Maybe in light of that exaggerated fear of Whites, blacks should in fact have only black police officers patrolling ‘their’ neighborhoods, but the boundary lines between neighborhoods is not always clear-cut, so how would that be accomplished?

The fact that many blacks have a fear and loathing for Whites would indicate that they would welcome separation — but that separation was what the ‘Freedom Riders’ and the orchestrated ‘sit-ins’ in the 60s were meant to abolish, at gunpoint. 

The protesters got what they wanted — and now they object to the result.

Liberia was created so that blacks could have self-rule in a country of their own.

They declined. They stayed, and yet they hate living amongst us. And it’s our fault.

Meanwhile, as policemen have had to become more militarized in response to heightened violence (amongst which segments of the population?) and as they have become more hardened and cynical as a result of our society becoming more corrupt, they are no longer the ‘Officer Friendly’ we were taught was our friend back in grade school. This should not surprise anyone; it is unavoidable in our current society.

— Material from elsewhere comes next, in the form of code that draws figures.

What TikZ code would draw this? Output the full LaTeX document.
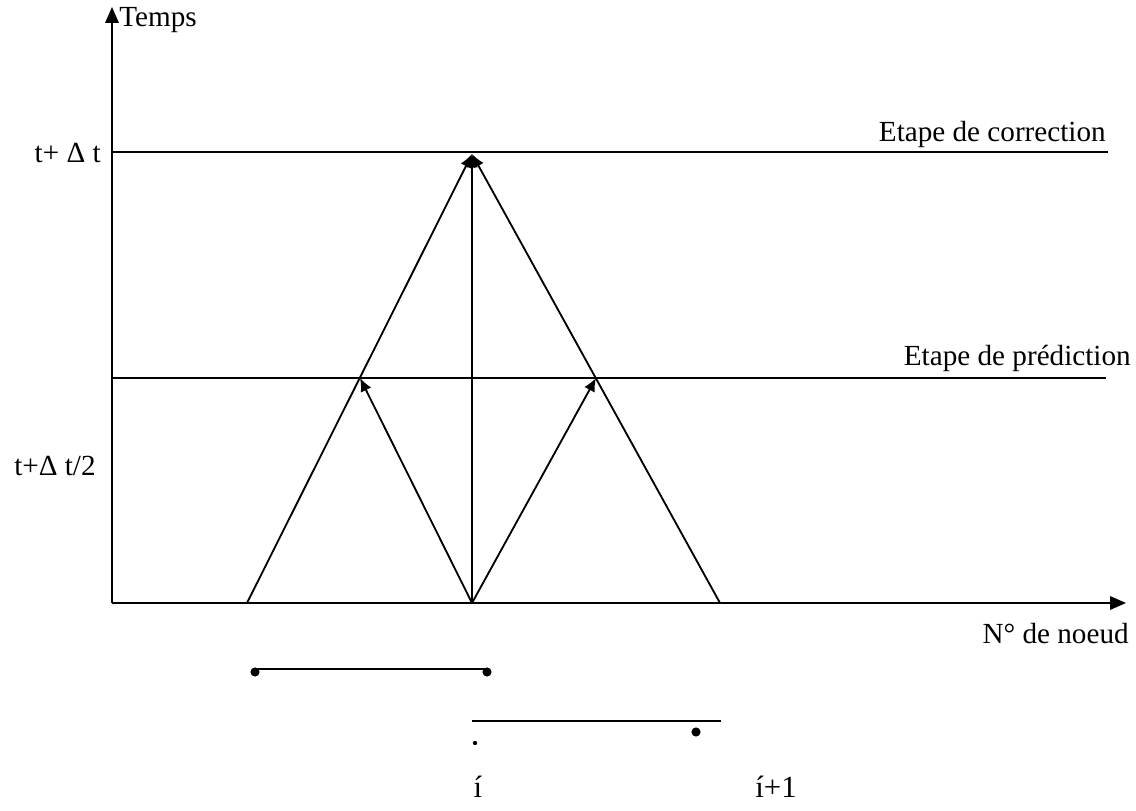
\documentclass[tikz,border=0pt]{standalone}
\usepackage{fontspec}
\setmainfont{Liberation Serif}
\usetikzlibrary{arrows.meta}
\tikzset{
  axe/.style={line width=1.1pt,-{Triangle[length=9.5pt,width=8pt]}},
  trait/.style={line width=1.1pt},
  fleche/.style={line width=1.1pt,-{Latex[length=8pt,width=7pt]}},
  etiq/.style={font=\fontsize{17.5}{20}\selectfont,inner sep=0pt},
  etiqG/.style={font=\fontsize{18.5}{21}\selectfont,inner sep=0pt},
  gpoint/.style={circle,fill,inner sep=0pt,minimum size=5.5pt},
  ppoint/.style={circle,fill,inner sep=0pt,minimum size=2.6pt},
}
\begin{document}
\begin{tikzpicture}[x=0.6pt,y=0.6pt]
\useasboundingbox (0,0) rectangle (1136,810);
% reperes
\coordinate (O) at (112,207);
\coordinate (Ty) at (112,803);
\coordinate (Tx) at (1126,207);
\coordinate (C0) at (112,658);
\coordinate (C1) at (1108,658);
\coordinate (P0) at (112,432);
\coordinate (P1) at (1106,432);
\coordinate (A) at (247,207);
\coordinate (I) at (472,207);
\coordinate (B) at (720,207);
\coordinate (S) at (472,656);
\coordinate (L) at (360,432);
\coordinate (R) at (596,432);
% axes et niveaux de temps
\draw[axe] (O) -- (Ty);
\draw[axe] (O) -- (Tx);
\draw[trait] (C0) -- (C1);
\draw[trait] (P0) -- (P1);
\node[etiq,anchor=west] (temps) at (119,790) {Temps};
\node[etiq,anchor=east] (corr) at (1106,676) {Etape de correction};
\node[etiq,anchor=east] (pred) at (1131,452) {Etape de prédiction};
\node[etiq,anchor=east] (tdt) at (101,657) {t+ Δ t};
\node[etiq,anchor=east] (tdt2) at (96,344) {t+Δ t/2};
\node[etiq,anchor=east] (noeud) at (1129,176) {N° de noeud};
% predicteur puis correcteur
\draw[fleche] (I) -- (L);
\draw[fleche] (I) -- (R);
\draw[fleche] (A) -- (S);
\draw[fleche] (B) -- (S);
\draw[fleche] (I) -- (S);
% segments sous l'axe
\coordinate (s0) at (255,141);
\coordinate (s1) at (486,141);
\draw[trait,line width=0.8pt] (s0) -- (s1);
\node[gpoint] (g1) at (255,138) {};
\node[gpoint] (g2) at (487,138) {};
\coordinate (d0) at (472,89);
\coordinate (d1) at (721,89);
\draw[trait] (d0) -- (d1);
\node[ppoint] (p1) at (475,67) {};
\node[gpoint] (p2) at (696,78) {};
\node[etiqG] (ni) at (478,23) {í};
\node[etiqG] (ni1) at (776,23) {í+1};
\end{tikzpicture}
\end{document}
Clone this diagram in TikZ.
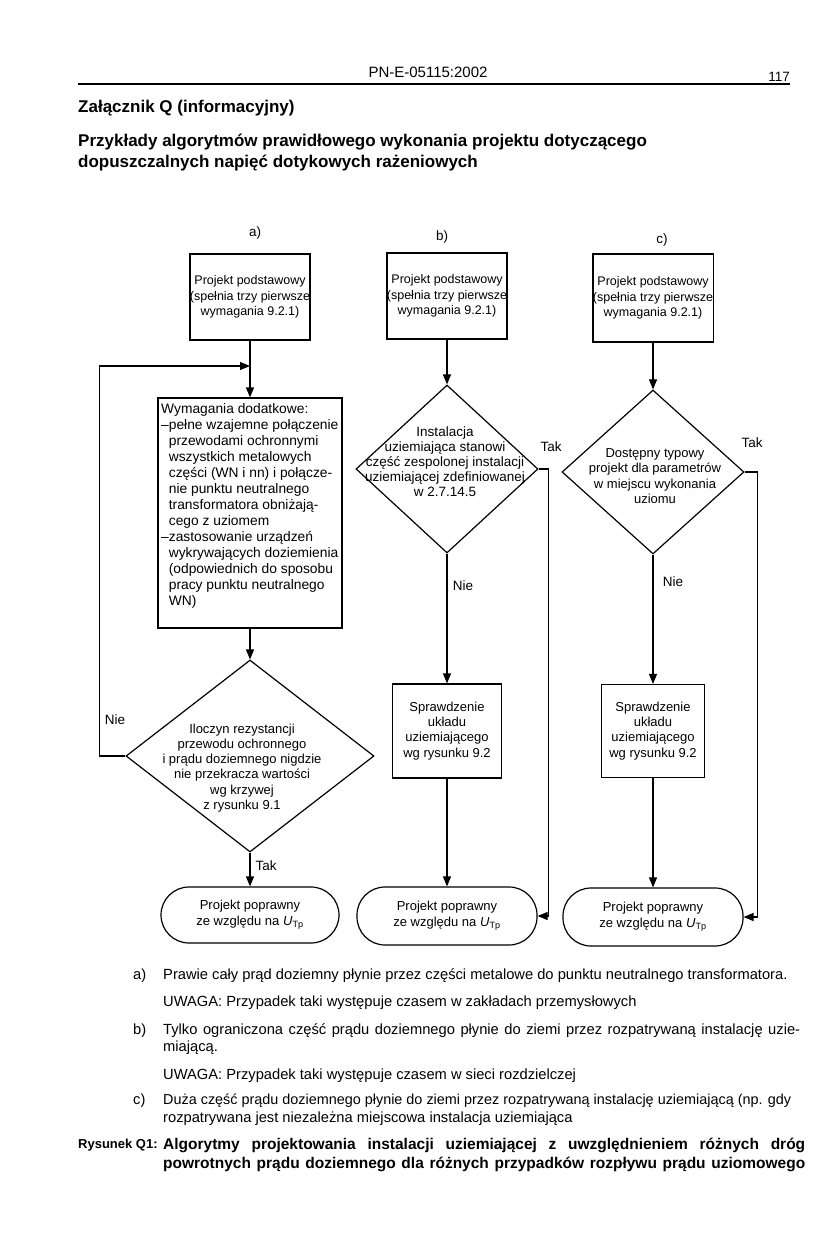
\documentclass[tikz,border=0pt]{standalone}
\usepackage{fontspec}
\setmainfont{Liberation Sans}
\usetikzlibrary{shapes.geometric,arrows.meta,positioning}

\newcommand{\fs}[2]{\fontsize{#1}{#2}\selectfont}
\newcommand{\utp}{\textit{U}\textsubscript{Tp}}

\begin{document}
\begin{tikzpicture}[
  x=1pt, y=-1pt,
  every node/.style={inner sep=0pt},
  box/.style={draw, line width=1.2pt, align=center, font=\fs{12.5}{15.5}},
  check/.style={draw, line width=1.2pt, align=center, font=\fs{13}{15.2}},
  decision/.style={draw, line width=1.2pt, diamond},
  dtext/.style={align=center, font=\fs{13}{15.2}},
  term/.style={draw, line width=1.2pt, rounded corners=28pt, align=center, font=\fs{13}{16}},
  lbl/.style={font=\fs{13.5}{16}},
  flow/.style={line width=1.2pt},
  arr/.style={line width=1.2pt, -{Triangle[length=10pt,width=8pt]}},
  note/.style={anchor=west, font=\fs{14.7}{17}}
]
  \useasboundingbox (0,0) rectangle (835,1249);

  % Naglowek strony
  \node[font=\fs{15}{16}] (hdr) at (428,72) {PN-E-05115:2002};
  \node[font=\fs{13.5}{16}, anchor=east] (pg) at (790,77) {117};
  \draw[line width=1.6pt] (78,84) -- (790,84);
  \node[anchor=west, font=\bfseries\fs{17}{20}] (zal) at (78,108) {Załącznik Q (informacyjny)};
  \node[anchor=north west, align=left, font=\bfseries\fs{17}{21}] (tyt) at (78,134)
    {Przykłady algorytmów prawidłowego wykonania projektu dotyczącego\\dopuszczalnych napięć dotykowych rażeniowych};

  % Kolumna a)
  \node[lbl] (la) at (255,233) {a)};
  \node[box, minimum width=119, minimum height=86] (pa) at (250,297) {Projekt podstawowy\\(spełnia trzy pierwsze\\wymagania 9.2.1)};
  \coordinate (ja) at (250,366);
  \node[draw, line width=1.2pt, minimum width=184, minimum height=230] (wa) at (250,513) {};
  \node[anchor=north west, align=left, font=\fs{13.8}{16}] (wat) at (161,403)
    {Wymagania dodatkowe:\\
     --pełne wzajemne połączenie\\
     \phantom{--}przewodami ochronnymi\\
     \phantom{--}wszystkich metalowych\\
     \phantom{--}części (WN i nn) i połącze-\\
     \phantom{--}nie punktu neutralnego\\
     \phantom{--}transformatora obniżają-\\
     \phantom{--}cego z uziomem\\
     --zastosowanie urządzeń\\
     \phantom{--}wykrywających doziemienia\\
     \phantom{--}(odpowiednich do sposobu\\
     \phantom{--}pracy punktu neutralnego\\
     \phantom{--}WN)};
  \node[decision, minimum width=248, minimum height=192] (da) at (250,756) {};
  \node[dtext] (dat) at (242,768) {Iloczyn rezystancji\\przewodu ochronnego\\i prądu doziemnego nigdzie\\nie przekracza wartości\\wg krzywej\\z rysunku 9.1};
  \node[term, minimum width=178, minimum height=56] (ta) at (250,915) {Projekt poprawny\\ze względu na \utp};
  \node[lbl] (niea) at (115,720) {Nie};
  \node[lbl] (taka) at (266,866) {Tak};

  \draw[flow] (pa) -- (ja);
  \draw[arr] (ja) -- (wa);
  \draw[arr] (wa) -- (da);
  \draw[arr] (da) -- (ta);
  \draw[arr] (da.west) -- ++(-26,0) |- (ja);

  % Kolumna b)
  \node[lbl] (lb) at (442,237) {b)};
  \node[box, minimum width=117, minimum height=86] (pb) at (447,296) {Projekt podstawowy\\(spełnia trzy pierwsze\\wymagania 9.2.1)};
  \node[decision, minimum width=182, minimum height=168] (db) at (447,469) {};
  \node[dtext, font=\fs{13.5}{15}] (dbt) at (445,462) {Instalacja\\uziemiająca stanowi\\część zespolonej instalacji\\uziemiającej zdefiniowanej\\w 2.7.14.5};
  \node[check, minimum width=109, minimum height=94] (sb) at (447,731) {Sprawdzenie\\układu\\uziemiającego\\wg rysunku 9.2};
  \node[term, minimum width=180, minimum height=58] (tb) at (447,916) {Projekt poprawny\\ze względu na \utp};
  \node[lbl] (takb) at (551,447) {Tak};
  \node[lbl] (nieb) at (463,586) {Nie};

  \draw[arr] (pb) -- (db);
  \draw[arr] (db) -- (sb);
  \draw[arr] (sb) -- (tb);
  \draw[arr] (db.east) -- ++(10,0) |- (tb.east);

  % Kolumna c)
  \node[lbl] (lc) at (662,240) {c)};
  \node[box, minimum width=117, minimum height=88] (pc) at (653,298) {Projekt podstawowy\\(spełnia trzy pierwsze\\wymagania 9.2.1)};
  \node[decision, minimum width=182, minimum height=164] (dc) at (653,472) {};
  \node[dtext] (dct) at (655,476) {Dostępny typowy\\projekt dla parametrów\\w miejscu wykonania\\uziomu};
  \node[check, minimum width=103, minimum height=93] (sc) at (653,731) {Sprawdzenie\\układu\\uziemiającego\\wg rysunku 9.2};
  \node[term, minimum width=180, minimum height=58] (tc) at (653,917) {Projekt poprawny\\ze względu na \utp};
  \node[lbl] (takc) at (752,443) {Tak};
  \node[lbl] (niec) at (673,582) {Nie};

  \draw[arr] (pc) -- (dc);
  \draw[arr] (dc) -- (sc);
  \draw[arr] (sc) -- (tc);
  \draw[arr] (dc.east) -- ++(13,0) |- (tc.east);

  % Objasnienia
  \node[note] (na) at (133,976) {a)};
  \node[note] (na1) at (163,976) {Prawie cały prąd doziemny płynie przez części metalowe do punktu neutralnego transformatora.};
  \node[note] (na2) at (163,1003) {UWAGA: Przypadek taki występuje czasem w zakładach przemysłowych};
  \node[note] (nb) at (133,1031) {b)};
  \node[note] (nb1) at (163,1031) {\makebox[637pt][s]{Tylko ograniczona część prądu doziemnego płynie do ziemi przez rozpatrywaną instalację uzie-}};
  \node[note] (nb2) at (163,1048) {miającą.};
  \node[note] (nb3) at (163,1076) {UWAGA: Przypadek taki występuje czasem w sieci rozdzielczej};
  \node[note] (nc) at (133,1101) {c)};
  \node[note, font=\fs{14.4}{17}] (nc1) at (163,1101) {Duża część prądu doziemnego płynie do ziemi przez rozpatrywaną instalację uziemiającą (np. gdy};
  \node[note] (nc2) at (163,1119) {rozpatrywana jest niezależna miejscowa instalacja uziemiająca};

  % Podpis rysunku
  \node[note, font=\bfseries\fs{13}{16}] (rys) at (78,1145) {Rysunek Q1:};
  \node[note, font=\bfseries\fs{15.5}{19}] (cap1) at (163,1145) {\makebox[642pt][s]{Algorytmy projektowania instalacji uziemiającej z uwzględnieniem różnych dróg}};
  \node[note, font=\bfseries\fs{15.5}{19}] (cap2) at (163,1164) {\makebox[642pt][s]{powrotnych prądu doziemnego dla różnych przypadków rozpływu prądu uziomowego}};
\end{tikzpicture}
\end{document}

We can’t blame police for that.

Personally I trust the police in my town, but then I am blessed to live in a town which is (for now, at least) homogeneous except for the increasing Latino presence. For now, my town has little violent crime. Until recently many people did not lock their doors. Truly. This town has a mostly Northern/Western European-stock population and the police force reflects the demographics. No ‘diversity’, and there is mutual respect between townsfolk and the police. I do sympathize with urban White folk because for years I lived in urban areas including the big, bad NYC area itself. I have not lived a sheltered life. I have seen both sides.  I’ve lived in the North and the South.

Personally? It seems to me that much of the cop-hating sentiment among Whites originates with libertarians or those who have been influenced by libertarian ideas — as have most young people and these days, most ‘conservatives’ who are more libertarian than conservative. Most such people I’ve known were recreational drug users who see ‘the Law’ as at least potential enemies because they know they might be arrested for their drug use or possession. And there is more of an anti-authority feeling on the ”right” than there used to be in the days of the old ‘law-and-order’ kind of right-winger.

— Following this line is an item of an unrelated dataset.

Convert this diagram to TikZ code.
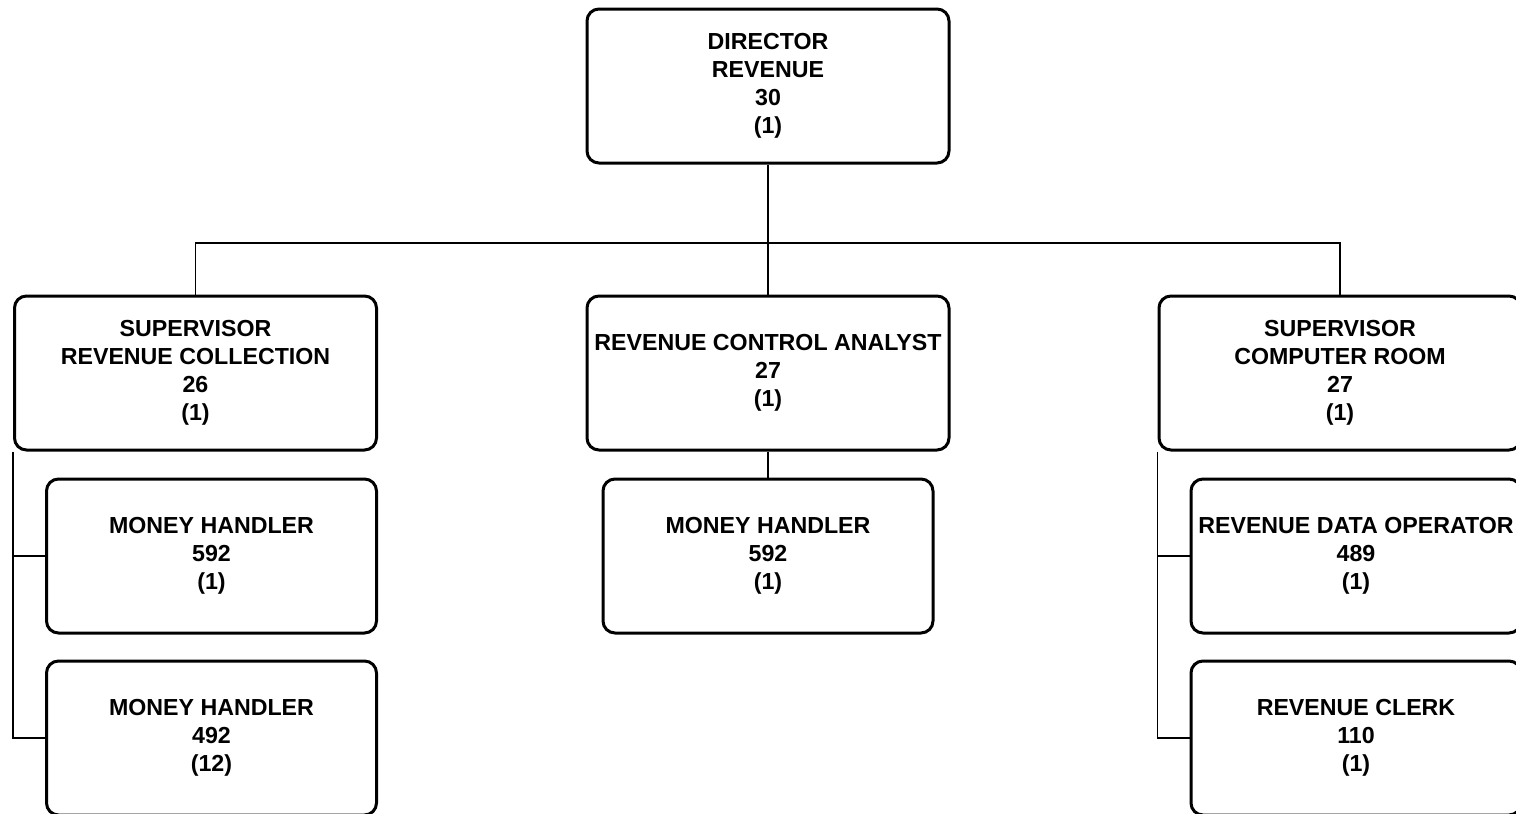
\documentclass[tikz,border=0pt]{standalone}
\usepackage{fontspec}
\setmainfont{Liberation Sans}
\usetikzlibrary{positioning}
\tikzset{
  org-box/.style={
    draw=black, line width=1.5pt, rounded corners=6pt,
    fill=white, font=\bfseries\fontsize{11.6}{14}\selectfont, align=center,
    inner sep=0pt, minimum width=181pt, minimum height=77pt
  },
  org-sub/.style={org-box, minimum width=165pt},
  org-line/.style={line width=0.8pt, draw=black}
}
\begin{document}
\begin{tikzpicture}[x=0.5pt, y=-0.5pt]
\useasboundingbox (0,0) rectangle (1516,814);
\clip (0,0) rectangle (1516,814);

\node[org-box] (dir) at (768,86) {DIRECTOR\\ REVENUE\\ 30\\ (1)};
\node[org-box] (supcol) at (195.5,373)
  {SUPERVISOR\\ REVENUE COLLECTION\\ 26\\ (1)};
\node[org-box] (analyst) at (768,373)
  {REVENUE CONTROL ANALYST\\ 27\\ (1)};
\node[org-box] (supcomp) at (1340,373)
  {SUPERVISOR\\ COMPUTER ROOM\\ 27\\ (1)};
\node[org-sub] (mhone) at (211.5,556) {MONEY HANDLER\\ 592\\ (1)};
\node[org-sub] (mhtwelve) at (211.5,738) {MONEY HANDLER\\ 492\\ (12)};
\node[org-sub] (mhana) at (768,556) {MONEY HANDLER\\ 592\\ (1)};
\node[org-sub] (dataop) at (1356,556) {REVENUE DATA OPERATOR\\ 489\\ (1)};
\node[org-sub] (clerk) at (1356,738) {REVENUE CLERK\\ 110\\ (1)};

\coordinate (bus) at (768,243);

% Reporting lines
\draw[org-line] (dir.south) -- (analyst.north);
\draw[org-line] (supcol.north) -- (supcol.north |- bus)
  -- (supcomp.north |- bus) -- (supcomp.north);
\draw[org-line] (analyst.south) -- (mhana.north);
\draw[org-line] (supcol.south west) -- (supcol.south west |- mhtwelve.west)
  -- (mhtwelve.west);
\draw[org-line] (supcol.south west |- mhone.west) -- (mhone.west);
\draw[org-line] (supcomp.south west) -- (supcomp.south west |- clerk.west)
  -- (clerk.west);
\draw[org-line] (supcomp.south west |- dataop.west) -- (dataop.west);
\end{tikzpicture}
\end{document}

A disclosure: I do have one person in my extended family, a second cousin, who is in law enforcement. So maybe I am not impartial here, but I notice that fewer people now are willing to give the police a fair shake. However, if things become more chaotic and out-of-control, some of us may find that that ‘thin blue line’ might be a necessary presence, and we might find that we have some like-minded allies, people who, like us, value our kinsmen and our families first and foremost. Treating them as our enemies won’t help us.

4 thoughts on “Are police to blame?

  1. I think you are onto a good point here, VA. If one thinks that these incidents are at best selected and amplified from real incidents and at worse invented completely as staged incidents, the intent is to create distrust of the police in the White population.

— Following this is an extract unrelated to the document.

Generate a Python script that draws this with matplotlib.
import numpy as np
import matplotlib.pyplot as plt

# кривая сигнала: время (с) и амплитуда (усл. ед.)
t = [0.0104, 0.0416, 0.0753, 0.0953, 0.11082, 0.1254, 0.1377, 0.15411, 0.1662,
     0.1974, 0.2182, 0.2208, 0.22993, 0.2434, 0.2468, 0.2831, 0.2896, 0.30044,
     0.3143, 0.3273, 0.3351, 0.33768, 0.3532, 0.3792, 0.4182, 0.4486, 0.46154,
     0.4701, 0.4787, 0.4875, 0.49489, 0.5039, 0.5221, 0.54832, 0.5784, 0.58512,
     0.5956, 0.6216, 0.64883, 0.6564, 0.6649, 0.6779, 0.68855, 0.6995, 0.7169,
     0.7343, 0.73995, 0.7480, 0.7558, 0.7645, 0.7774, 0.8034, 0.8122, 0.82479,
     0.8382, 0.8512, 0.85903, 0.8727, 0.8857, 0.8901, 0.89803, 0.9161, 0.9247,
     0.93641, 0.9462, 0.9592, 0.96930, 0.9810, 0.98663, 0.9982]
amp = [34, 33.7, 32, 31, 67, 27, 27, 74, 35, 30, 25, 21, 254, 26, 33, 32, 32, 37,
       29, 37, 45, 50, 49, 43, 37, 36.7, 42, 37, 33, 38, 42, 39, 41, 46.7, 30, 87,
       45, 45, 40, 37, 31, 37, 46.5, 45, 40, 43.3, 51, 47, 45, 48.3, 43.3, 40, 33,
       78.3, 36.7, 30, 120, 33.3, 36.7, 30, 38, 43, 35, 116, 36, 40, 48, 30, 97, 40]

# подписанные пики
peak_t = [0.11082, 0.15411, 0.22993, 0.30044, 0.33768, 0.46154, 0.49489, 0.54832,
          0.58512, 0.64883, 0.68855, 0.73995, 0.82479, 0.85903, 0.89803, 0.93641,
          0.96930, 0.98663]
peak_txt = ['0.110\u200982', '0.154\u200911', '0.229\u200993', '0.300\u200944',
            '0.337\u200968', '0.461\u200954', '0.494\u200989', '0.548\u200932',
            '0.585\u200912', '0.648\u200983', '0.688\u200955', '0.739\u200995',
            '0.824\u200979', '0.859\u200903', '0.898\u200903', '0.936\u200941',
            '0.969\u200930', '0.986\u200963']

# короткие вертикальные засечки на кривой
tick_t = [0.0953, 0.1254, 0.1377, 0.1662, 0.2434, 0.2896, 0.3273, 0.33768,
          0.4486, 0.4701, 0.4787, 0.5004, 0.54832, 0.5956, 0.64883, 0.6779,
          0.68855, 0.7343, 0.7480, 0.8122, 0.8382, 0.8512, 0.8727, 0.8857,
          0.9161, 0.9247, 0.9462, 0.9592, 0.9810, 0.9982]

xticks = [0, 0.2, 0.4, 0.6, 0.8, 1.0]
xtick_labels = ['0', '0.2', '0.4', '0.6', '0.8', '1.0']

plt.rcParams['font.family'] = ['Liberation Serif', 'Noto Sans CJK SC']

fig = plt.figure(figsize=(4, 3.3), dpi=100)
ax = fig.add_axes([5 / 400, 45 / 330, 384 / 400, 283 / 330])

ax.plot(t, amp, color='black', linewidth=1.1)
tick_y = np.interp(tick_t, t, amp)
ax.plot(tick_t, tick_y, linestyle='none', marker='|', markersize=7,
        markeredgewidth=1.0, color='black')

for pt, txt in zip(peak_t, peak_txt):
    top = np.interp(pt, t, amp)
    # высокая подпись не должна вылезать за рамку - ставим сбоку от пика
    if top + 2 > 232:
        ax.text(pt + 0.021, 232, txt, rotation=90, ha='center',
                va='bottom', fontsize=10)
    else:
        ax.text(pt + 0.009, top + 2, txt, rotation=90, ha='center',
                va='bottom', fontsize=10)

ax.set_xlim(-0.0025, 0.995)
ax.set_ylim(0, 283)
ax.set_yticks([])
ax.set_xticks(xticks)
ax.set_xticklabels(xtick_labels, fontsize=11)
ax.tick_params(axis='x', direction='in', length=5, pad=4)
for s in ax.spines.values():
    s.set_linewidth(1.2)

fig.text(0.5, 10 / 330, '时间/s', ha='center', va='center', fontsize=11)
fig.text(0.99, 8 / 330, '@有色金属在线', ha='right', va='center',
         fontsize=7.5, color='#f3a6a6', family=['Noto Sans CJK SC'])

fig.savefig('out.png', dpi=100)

    As you perceptively point out, here as usual, libertarians are the useful idiots of the powers that be. Libertarians amplify the distrust message from the right creating the distrust of police in Whites that will make White suburban communities vulnerable to the forced diversity placed into them.

    Libertarians are also the first to say we can’t stop diversity coming into White communities because they need a cheap maid and that is work Whites don’t want to do. Is there any anti-White band wagon that libertarians have not joined in on?

    Of course, when things blow up, libertarians say we didn’t have to listen to them and we are once again to blame for having done so. Sort of like a stock broker on commission.